— Task details —
Leaving out every picture, copy the lines of the data exactly, from the first through the line containing "35, 40, 45];".

* Start Data excerpt *

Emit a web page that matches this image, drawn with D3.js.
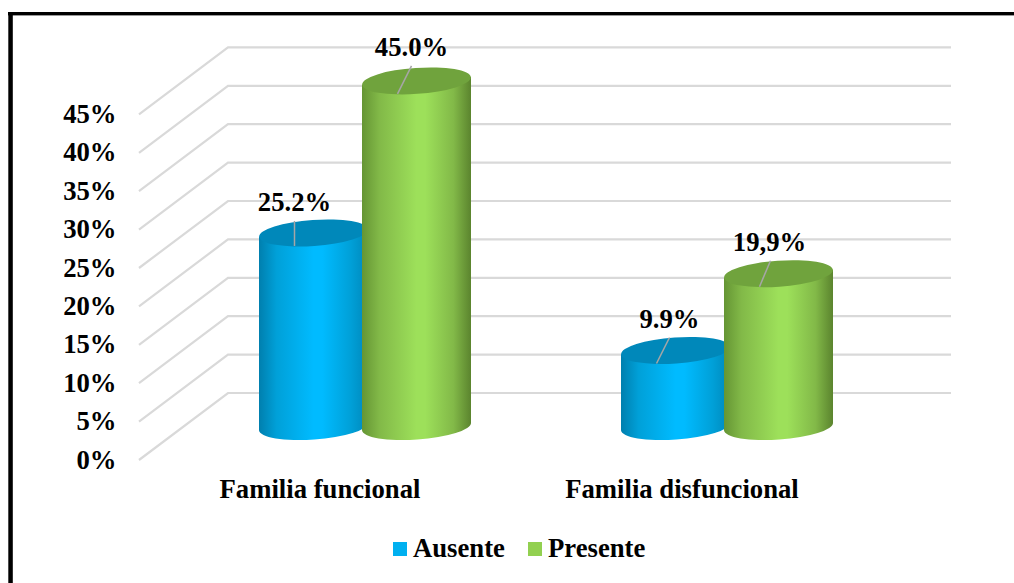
<!DOCTYPE html>
<html>
<head>
<meta charset="utf-8">
<script src="https://cdn.jsdelivr.net/npm/d3@7"></script>
<style>
  html, body { margin: 0; padding: 0; background: #fff; overflow: hidden; }
  svg { display: block; }
  text { font-family: "Liberation Serif", "Times New Roman", serif; font-weight: bold; fill: #000; }
</style>
</head>
<body>
<svg id="chart" width="1014" height="583"></svg>
<script>
// Chart content
const categories = ["Familia funcional", "Familia disfuncional"];
const seriesNames = ["Ausente", "Presente"];
const ausente = [25.2, 9.9];
const presente = [45.0, 19.9];
const ausenteLabels = ["25.2%", "9.9%"];
const presenteLabels = ["45.0%", "19,9%"];
const tickValues = [0, 5, 10, 15, 20, 25, 30, 35, 40, 45];

const svg = d3.select("#chart");
const defs = svg.append("defs");
const fontSize = 26.7;

// Frame: heavy rule along the top and the left edge only
svg.append("rect").attr("x", 8).attr("y", 12).attr("width", 1006).attr("height", 3.4).attr("fill", "#000");
svg.append("rect").attr("x", 8.3).attr("y", 12).attr("width", 4.5).attr("height", 571).attr("fill", "#000");

// Vertical scales: bars sit on the floor's mid-depth, gridlines on the back wall
const unit = 7.68 * 45;
const yBar = d3.scaleLinear().domain([0, 45]).range([426.5, 426.5 - unit]);
const yBack = d3.scaleLinear().domain([0, 45]).range([393, 393 - unit]);
const depth = { dx: 89, dy: 67 };
const wall = { left: 228, right: 951 };

// Horizontal scales
const x0 = d3.scaleBand().domain(categories).range([184, 908]);
const x1 = d3.scaleBand().domain(seriesNames).range([-103, 103]);
const barWidth = 109;
const rx = barWidth / 2, ry = 13, tilt = -4;
const tan = Math.tan(tilt * Math.PI / 180);

// Gridlines: floor/side diagonal plus the back wall run
const grid = svg.append("g").attr("fill", "none").attr("stroke", "#D9D9D9").attr("stroke-width", 2.2);
grid.selectAll("path").data(tickValues).join("path")
  .attr("d", v => {
    const p = d3.path();
    p.moveTo(wall.left - depth.dx, yBack(v) + depth.dy);
    p.lineTo(wall.left, yBack(v));
    p.lineTo(wall.right, yBack(v));
    return p.toString();
  });

// Value axis labels
svg.append("g").selectAll("text").data(tickValues).join("text")
  .attr("x", 116.5)
  .attr("y", v => yBack(v) + depth.dy + 8.5)
  .attr("text-anchor", "end")
  .attr("font-size", fontSize)
  .text(v => v + "%");

// Cylinder side shading
function sideGradient(id, edgeL, mid, bright, edgeR) {
  const g = defs.append("linearGradient").attr("id", id).attr("x1", 0).attr("x2", 1).attr("y1", 0).attr("y2", 0);
  [[0, edgeL], [0.16, mid], [0.5, bright], [0.58, bright], [0.84, mid], [1, edgeR]].forEach(([o, c]) =>
    g.append("stop").attr("offset", o).attr("stop-color", c));
}
sideGradient("sideAusente", "#007FAE", "#00A0D8", "#00BBFF", "#0088BA");
sideGradient("sidePresente", "#659534", "#82B948", "#9DE05A", "#5B842E");
const topColor = { Ausente: "#0088BA", Presente: "#70A33D" };

// One record per bar; blue drawn first so the green cylinder overlaps it
const leaderTips = { "Ausente": [[0, 25], [13, 26]], "Presente": [[14, 28], [11, 26]] };
const bars = [];
[[seriesNames[0], ausente, ausenteLabels], [seriesNames[1], presente, presenteLabels]].forEach(([name, vals, labels]) => {
  vals.forEach((v, i) => bars.push({
    name, value: v, label: labels[i],
    cx: x0(categories[i]) + x0.bandwidth() / 2 + x1(name) + x1.bandwidth() / 2,
    tip: leaderTips[name][i]
  }));
});

const barG = svg.append("g").selectAll("g").data(bars).join("g");

barG.append("path")
  .attr("fill", d => `url(#side${d.name})`)
  .attr("d", d => {
    const t = yBar(d.value), b = yBar(0);
    return `M${d.cx - rx},${t - tan * rx}` +
           `L${d.cx - rx},${b - tan * rx}` +
           `A${rx},${ry} ${tilt} 0 0 ${d.cx + rx},${b + tan * rx}` +
           `L${d.cx + rx},${t + tan * rx}Z`;
  });

barG.append("ellipse")
  .attr("cx", d => d.cx).attr("cy", d => yBar(d.value))
  .attr("rx", rx).attr("ry", ry)
  .attr("transform", d => `rotate(${tilt} ${d.cx} ${yBar(d.value)})`)
  .attr("fill", d => topColor[d.name]);

// Leader lines and value labels
const leaderBase = { dx: -19, dy: 13 };
const annot = svg.append("g").selectAll("g").data(bars).join("g");
annot.append("line")
  .attr("x1", d => d.cx + leaderBase.dx)
  .attr("y1", d => yBar(d.value) + leaderBase.dy)
  .attr("x2", d => d.cx + leaderBase.dx + d.tip[0])
  .attr("y2", d => yBar(d.value) + leaderBase.dy - d.tip[1])
  .attr("stroke", "#A6A6A6").attr("stroke-width", 1.5);
annot.append("text")
  .attr("x", d => d.cx + leaderBase.dx + d.tip[0] - (d.label === "19,9%" ? 1 : 0))
  .attr("y", d => yBar(d.value) + leaderBase.dy - d.tip[1] - 9.5)
  .attr("text-anchor", "middle")
  .attr("font-size", fontSize)
  .text(d => d.label);

// Category labels, centred on the front edge of each group
svg.append("g").selectAll("text").data(categories).join("text")
  .attr("x", c => x0(c) + x0.bandwidth() / 2 - 45)
  .attr("y", 498)
  .attr("text-anchor", "middle")
  .attr("font-size", fontSize)
  .text(c => c);

// Legend
const legendX = d3.scaleOrdinal().domain(seriesNames).range([393, 528]);
const legendColor = d3.scaleOrdinal().domain(seriesNames).range(["#00B0F0", "#92D050"]);
const legend = svg.append("g").selectAll("g").data(seriesNames).join("g");
legend.append("rect")
  .attr("x", d => legendX(d)).attr("y", 542).attr("width", 14).attr("height", 14)
  .attr("fill", d => legendColor(d));
legend.append("text")
  .attr("x", d => legendX(d) + 20).attr("y", 556.5)
  .attr("font-size", fontSize)
  .text(d => d);
</script>
</body>
</html>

* End Data excerpt *

— Expected answer —
Emit a web page that matches this image, drawn with D3.js.
<!DOCTYPE html>
<html>
<head>
<meta charset="utf-8">
<script src="https://cdn.jsdelivr.net/npm/d3@7"></script>
<style>
  html, body { margin: 0; padding: 0; background: #fff; overflow: hidden; }
  svg { display: block; }
  text { font-family: "Liberation Serif", "Times New Roman", serif; font-weight: bold; fill: #000; }
</style>
</head>
<body>
<svg id="chart" width="1014" height="583"></svg>
<script>
// Chart content
const categories = ["Familia funcional", "Familia disfuncional"];
const seriesNames = ["Ausente", "Presente"];
const ausente = [25.2, 9.9];
const presente = [45.0, 19.9];
const ausenteLabels = ["25.2%", "9.9%"];
const presenteLabels = ["45.0%", "19,9%"];
const tickValues = [0, 5, 10, 15, 20, 25, 30, 35, 40, 45];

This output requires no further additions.